In truth, we have two mothers. One, our biological mother, who birthed us into this world. Her physical body created our physical body and our dna. Two, our cosmical mother, who we share our soul essence with, the Pachamama. Our birth mother is a human being like us, having her own human life experience and often carrying personal wounding and suffering from this lifetime. The Pachamama on the other hand, is the pure, eternal energy of the feminine Mother. She is the moist, damp soil, the flowers and plants. She is our Earth Mother and her energy flows within our bodies as the divine feminine.
In many indigenous cultures, it is understood that the role of birth mother is to care for our physical body and the role of cosmic mother is to care for our energy body. We need the combination of these connections flowing in our lives from infancy to be well.
My original wounding was with my birth mother, a relationship that has been complex and challenging. My memories during infancy were feeling, I was unworthy of my Mothers love. Her stories have always been different than my memories, for she has said, the day you were born was the best day of my life. But in my being, this never felt like my truth. What was missing? This exact question is what set me onto a path of searching for my truth.
In many ways, I feel my mother believed that having me would heal the broken parts of herself, and in some ways it has. For we are each others greatest teachers in this lifetime. Yet, as a baby, and a child, I was often lost in an abyss, my soul path being put aside and my new mission failing, as I could not save my mother. This followed me my whole life, this role I had taken on, trying to mother my Mother. Because of this I often felt parts of my childhood were lost and many memories were consciously blocked.
In my adolescent years I continued to struggle in our relationship. Being in her presence brought me tremendous anger and beneath this, grief. I learned that because of the emotional pain and experiences during my infancy and childhood, I never wanted to be a Mother. The thought of being a mother was actually terrifying. But this was only on the outside. In the inside, I was able to see especially during plant medicine ceremony, that my soul longed to be a mother in this lifetime. This was in fact my life's work, to heal this part of myself. The fears I once carried have passed with my healing. For the past decade, I have dedicated my life to healing the feminine within me and my feminine lineage. I have done this through deepening my connection with Mother Earth and angelic feminine forces.

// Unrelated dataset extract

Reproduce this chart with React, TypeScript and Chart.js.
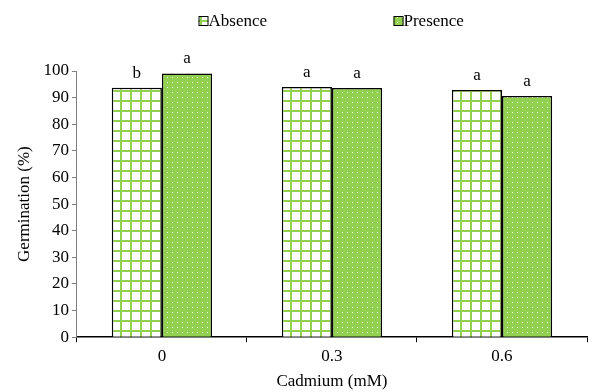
import React, { useEffect, useRef } from "react";
import { Chart, registerables } from "chart.js";

Chart.register(...registerables);

const categories = ["0", "0.3", "0.6"];
const absenceValues = [93.7, 94.0, 92.9];
const presenceValues = [99.1, 93.6, 90.6];
const absenceLetters = ["b", "a", "a"];
const presenceLetters = ["a", "a", "a"];
const seriesNames = ["Absence", "Presence"];

const GREEN = "#92d050";
const FONT = "'Liberation Serif', 'Times New Roman', serif";

function makeGridPattern(ctx: CanvasRenderingContext2D) {
  const c = document.createElement("canvas");
  c.width = 10;
  c.height = 10;
  const g = c.getContext("2d")!;
  g.fillStyle = "#ffffff";
  g.fillRect(0, 0, 10, 10);
  g.fillStyle = GREEN;
  g.fillRect(0, 0, 2, 10);
  g.fillRect(0, 0, 10, 2);
  return ctx.createPattern(c, "repeat")!;
}

function makeDotPattern(ctx: CanvasRenderingContext2D) {
  const c = document.createElement("canvas");
  c.width = 5;
  c.height = 5;
  const g = c.getContext("2d")!;
  g.fillStyle = GREEN;
  g.fillRect(0, 0, 5, 5);
  g.fillStyle = "rgba(255,255,255,0.9)";
  g.fillRect(2, 2, 1, 1);
  return ctx.createPattern(c, "repeat")!;
}

export default function App() {
  const ref = useRef<HTMLCanvasElement | null>(null);

  useEffect(() => {
    document.body.style.margin = "0";
    const canvas = ref.current!;
    const ctx = canvas.getContext("2d")!;
    const gridPat = makeGridPattern(ctx);
    const dotPat = makeDotPattern(ctx);
    const letters = [absenceLetters, presenceLetters];
    const fills = [gridPat, dotPat];

    const lettersPlugin = {
      id: "letters",
      afterDatasetsDraw(chart: any) {
        const c = chart.ctx;
        c.save();
        c.font = `17px ${FONT}`;
        c.fillStyle = "#000";
        c.textAlign = "center";
        c.textBaseline = "alphabetic";
        chart.data.datasets.forEach((_: any, di: number) => {
          const meta = chart.getDatasetMeta(di);
          meta.data.forEach((el: any, i: number) => {
            c.fillText(letters[di][i], el.x, el.y - 10);
          });
        });
        c.restore();
      },
    };

    const legendPlugin = {
      id: "customLegend",
      afterDraw(chart: any) {
        const c = chart.ctx;
        const cx = chart.width / 2;
        const positions = [cx - 99, cx + 96];
        c.save();
        c.font = `17px ${FONT}`;
        c.textBaseline = "middle";
        c.textAlign = "left";
        seriesNames.forEach((name, i) => {
          const x = positions[i];
          const y = 21;
          c.fillStyle = fills[i];
          c.fillRect(x, y - 5, 10, 10);
          c.strokeStyle = "#000";
          c.lineWidth = 1;
          c.strokeRect(x + 0.5, y - 4.5, 9, 9);
          c.fillStyle = "#000";
          c.fillText(name, x + 10, y + 1);
        });
        c.restore();
      },
    };

    const chart = new Chart(canvas, {
      type: "bar",
      data: {
        labels: categories,
        datasets: [
          {
            label: seriesNames[0],
            data: absenceValues,
            backgroundColor: gridPat,
            borderColor: "#000",
            borderWidth: 1.5,
            borderSkipped: "bottom",
            categoryPercentage: 0.59,
            barPercentage: 1,
          },
          {
            label: seriesNames[1],
            data: presenceValues,
            backgroundColor: dotPat,
            borderColor: "#000",
            borderWidth: 1.5,
            borderSkipped: "bottom",
            categoryPercentage: 0.59,
            barPercentage: 1,
          },
        ],
      },
      options: {
        responsive: false,
        animation: false,
        layout: { padding: { top: 71, right: 8, left: 14, bottom: 0 } },
        plugins: {
          legend: { display: false },
          tooltip: { enabled: false },
        },
        scales: {
          x: {
            grid: {
              offset: true,
              drawOnChartArea: false,
              drawTicks: true,
              tickLength: 5,
              color: "#000",
            },
            border: { color: "#000", width: 1.5 },
            ticks: { color: "#000", font: { family: FONT, size: 17 }, padding: 4 },
            title: {
              display: true,
              text: "Cadmium (mM)",
              color: "#000",
              font: { family: FONT, size: 17 },
              padding: { top: 1, bottom: 0 },
            },
          },
          y: {
            min: 0,
            max: 100,
            ticks: {
              stepSize: 10,
              color: "#000",
              font: { family: FONT, size: 17 },
              padding: 3,
            },
            grid: {
              drawOnChartArea: false,
              drawTicks: true,
              tickLength: 5,
              color: "#808080",
            },
            border: { color: "#808080", width: 1 },
            title: {
              display: true,
              text: "Germination (%)",
              color: "#000",
              font: { family: FONT, size: 17 },
              padding: { top: 0, bottom: 6 },
            },
          },
        },
      },
      plugins: [lettersPlugin, legendPlugin],
    });

    return () => chart.destroy();
  }, []);

  return <canvas ref={ref} width={595} height={392} style={{ display: "block" }} />;
}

When I look over my life, I see that the moments of deep healing always happen for me in Peru. I know that when the land calls me back, there is more work to do. I follow this call for as a healer, I have dedicated my life to healing myself and supporting the healing of others. Returning to Peru these past years, the truth surfaced as I saw myself as an infant and the vibrational pattern I carried for many years - looking outside of myself for love.
A great gift I received was my sister birthing her daughter, my niece Mae. It was through her birth that everything came full circle. I remember one of the first times I held Mae in her room, singing mantras in Sanskrit while she was sleeping in my arms. I remember saying to her, I love you, thank you for coming, for blessing my life, you are truly a miracle from Spirit. A few moments later her spirit spoke to me, I chose you as my aunt to help you heal yourself. With her birth has come a new wave of healing, especially witnessing the sacred relationship between mother and baby. It has taken many years, and our relationship is by no means perfect, but I deeply love my mother, for the beautiful soul she is and for her courage to bring me into this world. This is what I’ve learned,
The role of Mother is to reflect back to the baby the love that lives within its being. When these capacities are built during infancy, the baby will grow knowing that divine love lives inside of him/her.
As a triple Earth sign (Sun in Virgo, Moon in Taurus, Ascendant in Capricorn) I was born carrying the medicine of the Earth. For this reason my path has blossomed into that of a Curandera, a healer who heals through her connection with the Earthly plants and with the Spirit forces of the Cosmic Mother. All of the therapies I have used for my personal healing I share in my Individual Sessions and Womb Healing Ceremonies. There are cleansings to heal your lineage, practices to deepen your connection with Mother Earth, using plants and flowers to bless your subtle body, and meditations for forgiveness and healing your heart. Healing is possible and above all, we must always have faith.